Friday, April 27, 2012

What's on Our Impulse Table?

1. Mamika: My Mighty Little Grandmother, by Sacha Goldberger.
Fashion photographer Sacha Goldberger engages his 93-year-old grandmother as his muse. She dresses as a jock, a ballerina, a chicken, and of course, as Super Mamika. Included are instructions are how to shrink a cape.

All I can think of is how long it took Mamika to dress in all those outfits.

2. Darth Vader and Son, by Jeffrey Brown. Before their fight to the finish, before being raised by Obi-Wan Kenobi , there was Darth Vader and his son, 4-year-old Luke Skywalker. Together they can rule the galaxy, and then Luke can have a treat!

Buyers have their own predilections, and coincidentally, but Amie and Jason are both fond of all things Star Wars, so there was no way we weren't going to feature this. That said, I were the buyer, I still might give this a try, mostly because I'm guessing our Chronicle rep has seen all six movies. Guess how many I've seen? The answer is neither zero nor six, by the way.

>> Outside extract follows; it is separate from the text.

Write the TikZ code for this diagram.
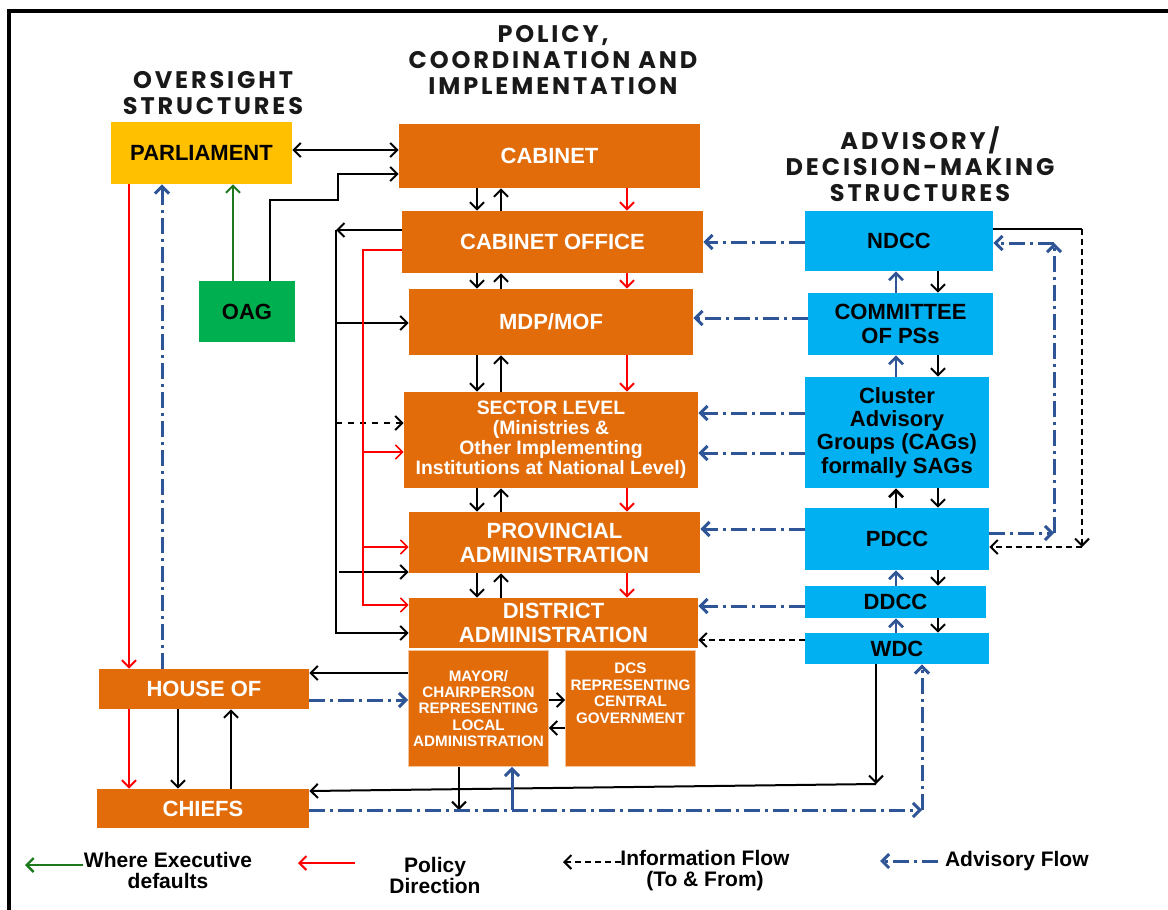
\documentclass[tikz,border=0pt]{standalone}
\usepackage{fontspec}
\setmainfont{Liberation Sans}
\newfontfamily\headfont[LetterSpace=12]{Poppins}
\usetikzlibrary{arrows.meta}
\definecolor{boxorange}{RGB}{226,108,10}
\definecolor{boxyellow}{RGB}{255,192,0}
\definecolor{boxgreen}{RGB}{0,176,80}
\definecolor{boxblue}{RGB}{0,176,240}
\definecolor{advblue}{RGB}{47,85,151}
\definecolor{defgreen}{RGB}{30,120,30}
\newcommand{\boxfont}[2]{\bfseries\fontsize{#1}{#2}\selectfont}

\begin{document}
\begin{tikzpicture}[x=0.5pt,y=-0.5pt,>={Straight Barb[length=3.5pt,width=7pt]},
	wd/.style={minimum width=#1*0.5pt},
	ht/.style={minimum height=#1*0.5pt},
	obox/.style={fill=boxorange,inner sep=0pt,text=white,align=center,font=\boxfont{11}{12}},
	bbox/.style={fill=boxblue,inner sep=0pt,align=center,font=\boxfont{11}{11.7}},
	head/.style={align=center,text=black!90,font=\headfont\bfseries\fontsize{12}{13}\selectfont},
	legtext/.style={align=center,font=\boxfont{10.5}{10.5}},
	info/.style={->,black,line width=1pt},
	policy/.style={->,red,line width=1pt},
	advise/.style={->,advblue,line width=1.5pt,dash pattern=on 8pt off 2.5pt on 1.5pt off 2.5pt}]
\useasboundingbox (0,0) rectangle (1168,910);
\draw[line width=2pt] (9,910) -- (9,11) -- (1168,11);

\node[head] (hover) at (213,93) {OVERSIGHT\\STRUCTURES};
\node[head] (hpol) at (553,60) {POLICY,\\COORDINATION AND\\IMPLEMENTATION};
\node[head] (hadv) at (920,164) {ADVISORY/\\DECISION-MAKING\\STRUCTURES};

% oversight
\node[obox,fill=boxyellow,text=black,wd=181,ht=62] (par) at (201.5,153) {PARLIAMENT};
\node[obox,fill=boxgreen,text=black,wd=96,ht=61] (oag) at (247,311.5) {OAG};
\node[obox,wd=210,ht=40] (house) at (204,689) {HOUSE OF};
\node[obox,wd=212,ht=39] (chiefs) at (203,808.5) {CHIEFS};

% policy, coordination and implementation
\node[obox,wd=301,ht=64] (cab) at (549.5,156) {CABINET};
\node[obox,wd=301,ht=62] (cofc) at (552.5,242) {CABINET OFFICE};
\node[obox,wd=284,ht=66] (mdp) at (551,322) {MDP/MOF};
\node[obox,wd=294,ht=96,font=\boxfont{9.7}{10}] (sect) at (551,440) {SECTOR LEVEL\\(Ministries \&\\Other Implementing\\Institutions at National Level)};
\node[obox,wd=291,ht=61] (prov) at (554.5,542.5) {PROVINCIAL\\ADMINISTRATION};
\node[obox,wd=289,ht=50] (dist) at (553.5,623) {DISTRICT\\ADMINISTRATION};
\node[obox,wd=140,ht=116,draw=boxorange!40!white,font=\boxfont{7.6}{8.2}] (mayor) at (478.5,708.5) {MAYOR/\\CHAIRPERSON\\REPRESENTING\\LOCAL\\ADMINISTRATION};
\node[obox,wd=130,ht=116,draw=boxorange!40!white,
	label={[anchor=north,yshift=-3pt,text=white,align=center,font=\boxfont{7.6}{8.3}]north:{DCS\\REPRESENTING\\CENTRAL\\GOVERNMENT}}] (dcs) at (630.5,708.5) {};

% advisory
\node[bbox,wd=188,ht=60] (ndcc) at (899,241) {NDCC};
\node[bbox,wd=185,ht=62] (cps) at (900.5,324) {COMMITTEE\\OF PSs};
\node[bbox,wd=184,ht=111] (cag) at (897,432.5) {Cluster\\Advisory\\Groups (CAGs)\\formally SAGs};
\node[bbox,wd=184,ht=62] (pdcc) at (897,539) {PDCC};
\node[bbox,wd=181,ht=32] (ddcc) at (895.5,602) {DDCC};
\node[bbox,wd=184,ht=31] (wdc) at (897,648.5) {WDC};

\draw[info,<->] (par.east |- 0,150) -- (cab.west |- 0,150);
\draw[info] (270,0 |- oag.north) -- (270,200) -- (338,200) -- (338,174) -- (cab.west |- 0,174);
\draw[->,defgreen,line width=1pt] (233,0 |- oag.north) -- (233,0 |- par.south);
\draw[policy] (129,0 |- par.south) -- (129,0 |- house.north);
\draw[advise] (162,0 |- house.north) -- (162,0 |- par.south);
\draw[policy] (129,0 |- house.south) -- (129,0 |- chiefs.north);
\draw[info] (178,0 |- house.south) -- (178,0 |- chiefs.north);
\draw[info] (231,0 |- chiefs.north) -- (231,0 |- house.south);

\foreach \a/\b in {cab/cofc,cofc/mdp,mdp/sect,sect/prov,prov/dist}{
	\draw[info] (477,0 |- \a.south) -- (477,0 |- \b.north);
	\draw[info] (501,0 |- \b.north) -- (501,0 |- \a.south);
	\draw[policy] (627,0 |- \a.south) -- (627,0 |- \b.north);
}

\coordinate (bus) at (336,230);
\draw[info] (cofc.west |- bus) -- (bus);
\draw[info] (bus) -- (bus |- 0,633) -- (dist.west |- 0,633);
\draw[info] (bus |- 0,323) -- (mdp.west |- 0,323);
\draw[info,dashed] (bus |- 0,423) -- (sect.west |- 0,423);
\draw[info] (339,572) -- (prov.west |- 0,572);

\coordinate (redbus) at (363,250);
\draw[policy,line width=0.8pt] (cofc.west |- redbus) -- (redbus) -- (redbus |- 0,605) -- (dist.west |- 0,605);
\draw[policy,line width=0.8pt] (redbus |- 0,452) -- (sect.west |- 0,452);
\draw[policy,line width=0.8pt] (redbus |- 0,547) -- (prov.west |- 0,547);

\draw[advise] (ndcc.west |- 0,242) -- (cofc.east |- 0,242);
\draw[advise] (cps.west |- 0,318) -- (mdp.east |- 0,318);
\draw[advise] (cag.west |- 0,413) -- (sect.east |- 0,413);
\draw[advise] (cag.west |- 0,453) -- (sect.east |- 0,453);
\draw[advise] (pdcc.west |- 0,529) -- (prov.east |- 0,529);
\draw[advise] (ddcc.west |- 0,606) -- (dist.east |- 0,606);
\draw[info,densely dashed] (wdc.west |- 0,640) -- (dist.east |- 0,640);

\foreach \a/\b/\c in {ndcc/cps/advblue,cps/cag/advblue,cag/pdcc/black,pdcc/ddcc/advblue,ddcc/wdc/advblue}{
	\draw[->,\c,line width=1.3pt] (896,0 |- \b.north) -- (896,0 |- \a.south);
	\draw[info] (938,0 |- \a.south) -- (938,0 |- \b.north);
}

\draw[line width=1pt] (ndcc.east |- 0,229) -- (1082,229);
\draw[info,densely dashed] (1082,229) -- (1082,547);
\draw[info,densely dashed] (1082,547) -- (pdcc.east |- 0,547);
\draw[advise] (pdcc.east |- 0,533) -- (1054,533);
\draw[advise] (1054,533) -- (1054,243);
\draw[advise] (1054,243) -- (ndcc.east |- 0,243);

\draw[info] (mayor.west |- 0,673) -- (house.east |- 0,673);
\draw[advise] (house.east |- 0,700) -- (mayor.west |- 0,700);
\draw[info] (mayor.east |- 0,700) -- (dcs.west |- 0,700);
\draw[info] (dcs.west |- 0,728) -- (mayor.east |- 0,728);
\draw[info] (876,0 |- wdc.south) -- (876,784);
\draw[info] (876,784) -- (chiefs.east |- 0,791);
\draw[info] (459,0 |- mayor.south) -- (459,810);
\draw[advise] (chiefs.east |- 0,810) -- (922,810);
\draw[advise] (922,810) -- (922,0 |- wdc.south);
\draw[->,advblue,line width=1.5pt] (512,810) -- (512,0 |- mayor.south);

% legend
\node[legtext] (lgexec) at (168,870) {Where Executive\\defaults};
\node[legtext] (lgpol) at (435,875) {Policy\\Direction};
\node[legtext] (lginfo) at (705,871) {Information Flow\\(To \& From)};
\node[legtext,anchor=west] (lgadv) at (938,861) {Advisory Flow};
\draw[->,defgreen,line width=1.2pt] (83,865) -- (25,865);
\draw[policy] (355,863) -- (298,863);
\draw[info,densely dashed] (621,862) -- (563,862);
\draw[advise] (lgadv.west) -- (880,861);
\end{tikzpicture}
\end{document}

3. Zombies Hate Stuff, by Greg Stones. Among other things, zombies hate nudity, Martians, kittens and mimes. Here's a website with Greg Stones's paintings. It makes me think there is an impulse book in Stackmatic.

 I recently complained to a card vendor that there were not enough good zombie cards. But we are carrying the "If you were a zombie, I would totally let you eat my brains" card from Ghost Academy, so I am less complainy about the void.


4. On Ambivalence: The Problems and Pleasures of Having it Both Ways, by Kenneth Weisbrode. Ambivalence has been an issue since Eve and the apples. Eat it? Don't eat it? The author lives in Turkey, which has its good points and bad points. This book is published by MIT, which thinks in terms of impulse more than most university presses.

Case in point regarding MIT--they had that long-standing impulse staple, 101 Things I Learned in Architecture School, and after losing the package to Hachette, they did their own 100 Things to Learn in Art School, and it wound up doing better than all the official spinoffs, at least at Boswell.